After we arrived in Shanghai, we transferred trains to one that would take us to Yuyao, which is about three hours by slow train. On that leg we sat in a sleeper car with four other people. David and I continued to play xiangqi and noticed this younger dude watching us. After David beat me, we conversed in chinuk a bit about David asking him if he wanted to play. After we agreed that it would be all right, David asked him and the competition commenced. A quarter of the way through the game, David turned to me and, in chinuk, said that the guy was playing really badly and making some big mistakes. We went back and forth really quick about what to do, and decided on just letting him win, to draw the game out, and to not be insulting. The game went on for a while longer and both David and the guy were playing pretty horribly. It’s also worth noting that before while David and I were playing, this guy had a rubix cube and looked like one of those competitors who solved them in 20 seconds flat. So it’s easy to assume he’d have a knack for games. Then David turned to me again, and in chinuk, said that the guy might be trying to lose, so as to not insult the foreigners. Seemed plausible, we agreed that might very well be the case, then David went ahead and won. Or maybe everyone won? I don’t know, but we maintained the peace.

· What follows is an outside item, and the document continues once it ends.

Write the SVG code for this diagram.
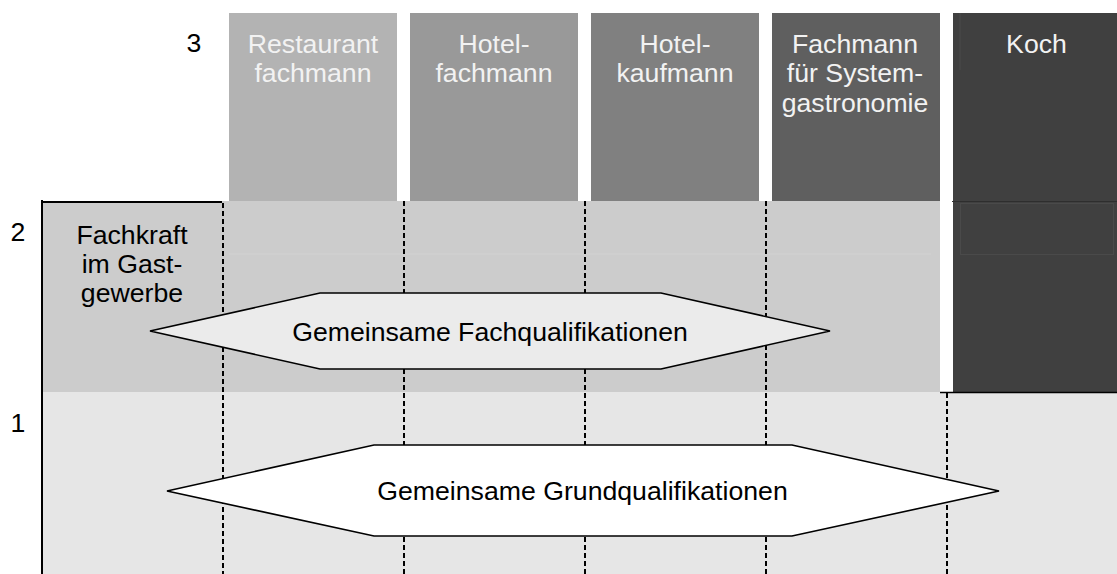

It wasn’t that much longer before we arrived in Yuyao and were met at the bus station by one of the teenage volunteers. He took us to a waiting car and we got on our way. But first we stopped at KFC.
There’s something about KFC in China. During the weekend after we got back from Fangshan, David and I went out and explored a bit and along the way got pretty hungry. It was hot; the humidity here is insane, and just said to hell with it and went to KFC. It was the most awkward experience I’ve had a fast food restaurant ever. Beside the fact that I didn’t have enough language to order from a menu, it was intimidating. They yell at you and everyone behind you is cutting in line. David also had a hard time with it, and after some time we got through the ordeal and sat down and ate our food. David mentioned how it was a bit of a humbling experience for him, like he didn’t know as much Mandarin as he thought he did, and this was a whole nother kind of language test. Like a solid Intermediate-mid test.
In Yuyao we got a chance for redemption and stopped in for food. It was just as bad this time around. One of the cashiers was laughing at us and I think they hosed me on the fries. We will be back…
We met up with the rest of the teenage volunteers, got to meet the girl that was organizing the whole project. They’re doing cool things. But they wanted to split the three of us up and send each of us to a different village for the week. That didn’t really fit well into our plans or with what we were expecting before we got there. It turns out that the volunteers didn’t know that we were coming until the day we arrived, so there was some awkwardness there, and we really didn’t want to step on anyone’s toes the last week of their summer camp. We had some figurin’ to do.
It was an hour drive from Yuyao to Dalan, and by the time we got to Dalan we had it decided that Irene, David and myself would be staying in a hotel in town and going to the closest village the next morning, Monday, see the lay of the land and plan out the rest of the week from there.
Again, David and I were sharing a room and a bed; a routine we’d grown accustomed to the past week in Fangshan and the two weeks before in Bend. We settled in and went to sleep.